British Prime Minister David Cameron’s mission to change the focus of British foreign policy by boosting trade links suffered a setback after Downing Street was forced to abandon a trip to China as Beijing punished the prime minister for meeting the Dalai Lama.
In a blow to Cameron, who had hoped to hold an annual summit with the Chinese leadership, French President Francois Hollande was on Friday feted in Shanghai on a full state visit a few weeks after the prime minister was due to visit China.
Cameron is understood to have abandoned the trip after Beijing indicated that he was unlikely to be granted meetings with senior figures. He is now expected to visit in the autumn, two years after his first and only visit as prime minister.
Britain accepts that Beijing is exacting punishment after Cameron met the Dalai Lama, the spiritual leader of Tibet, at St Paul’s Cathedral in May last year. The meeting was designed to minimize offense in China by showing that Britain regards him as a spiritual leader. Downing Street has made clear to Beijing that it accepts Tibet is part of the People’s Republic of China.
Government sources said that tentative plans for the prime minister to visit China this month were put on hold for the simple reason that the new Chinese leadership only took over last month. Cameron spoke to Chinese Premier Li Keqiang (李克強) after his appointment.
However, the Guardian understands from diplomatic sources that a visit was firmly placed in the prime minister’s diary for earlier this month. This was abandoned when it became clear that the prime minister would be denied the access usually granted to a G8 leader.
British Shadow Foreign Secretary Douglas Alexander, who has just returned from China, said: “David Cameron came to office claiming he would prioritize the UK’s diplomatic and trade relationship with China, and yet the real difficulties in relations have now been laid bare. I was in China this week and it is clear that the new Chinese leadership are focused on the French president’s visit, along with a large number of French companies looking for business. In the past, UK prime ministers have met with the Dalai Lama without the deterioration in relations with China that we are now seeing. For all of their initial boasts and bluster, the UK government has lacked a strategic or a joined-up approach to China.”

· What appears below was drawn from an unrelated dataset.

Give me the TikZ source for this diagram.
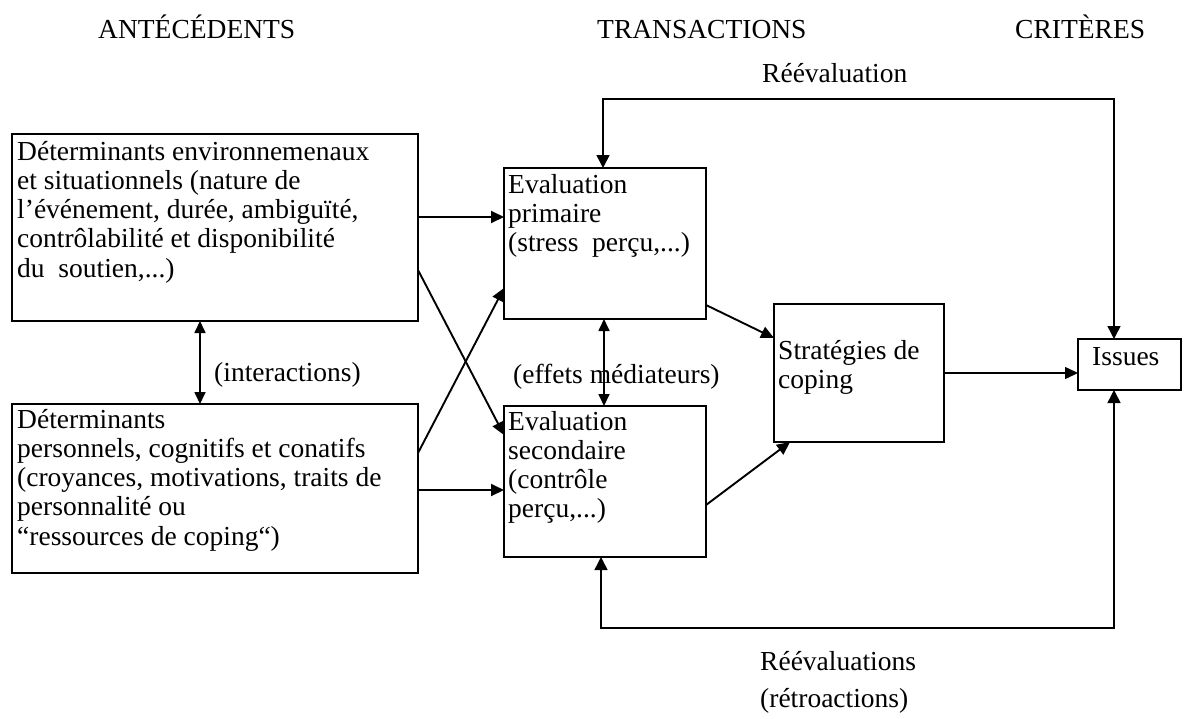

A No. 10 source said: “Of course, as any good diary planner would, we pencil in early on dates when the prime minister could potentially travel overseas without going firm on destinations. We decided several weeks ago that we wanted to visit some European capitals in the time we had earlier this month. When the prime minister and Premier Li Keqiang spoke in March, they looked forward to meeting in due course.”

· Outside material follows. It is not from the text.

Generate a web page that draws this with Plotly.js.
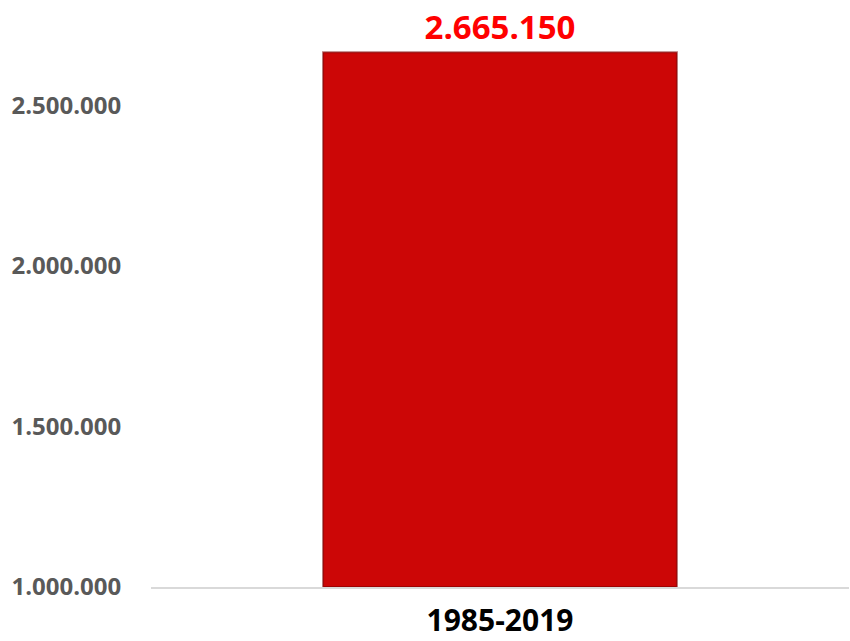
<!DOCTYPE html>
<html>
<head>
<meta charset="utf-8">
<script src="https://cdn.plot.ly/plotly-3.0.1.min.js"></script>
<style>html,body{margin:0;padding:0;background:#fff;}#chart{width:850px;height:641px;}</style>
</head>
<body>
<div id="chart"></div>
<script>
var categories = ["1985-2019"];
var values = [2665150];
var axisBase = 1000000;
var tickValues = [1000000, 1500000, 2000000, 2500000];
var tickLabels = ["1.000.000", "1.500.000", "2.000.000", "2.500.000"];
var dataLabels = ["2.665.150"];

var trace = {
  type: "bar",
  x: categories,
  y: values.map(function(v){ return v - axisBase; }),
  base: axisBase,
  width: 0.507,
  marker: {color: "#cc0606", line: {color: "rgba(120,0,0,0.55)", width: 2}},
  text: dataLabels,
  textposition: "outside",
  texttemplate: "%{text}",
  textfont: {family: "Open Sans", size: 33, color: "#ff0000", weight: "bold"},
  cliponaxis: false,
  hoverinfo: "none"
};

var layout = {
  width: 850, height: 641,
  margin: {l: 151, r: 1, t: 9, b: 54},
  paper_bgcolor: "#fff", plot_bgcolor: "#fff",
  showlegend: false,
  font: {family: "Open Sans"},
  xaxis: {
    showline: true, linecolor: "#d9d9d9", linewidth: 2,
    showgrid: false, zeroline: false,
    ticks: "outside", ticklen: 6, tickcolor: "rgba(0,0,0,0)",
    tickfont: {family: "Open Sans", size: 30, color: "#000", weight: "bold"},
    fixedrange: true
  },
  yaxis: {
    range: [1000000, 2800000],
    tickvals: tickValues, ticktext: tickLabels,
    showgrid: false, zeroline: false, showline: false,
    ticks: "outside", ticklen: 24, tickcolor: "rgba(0,0,0,0)",
    tickfont: {family: "Open Sans", size: 24, color: "#595959", weight: "bold"},
    fixedrange: true
  }
};
Plotly.newPlot("chart", [trace], layout, {displayModeBar: false, staticPlot: true});
</script>
</body>
</html>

Officials said trade with China is still rising and the two countries are on course to achieve ￡1 billion (US$1.55 billion) in bilateral trade by 2015. Exports to China grew 13.4 percent last year.
However, the decision to abandon the visit is a personal setback for Cameron, who said after coming to office that he would place trade at the heart of foreign policy, with a particular emphasis on the so-called BRIC countries — Brazil, Russia, India and China.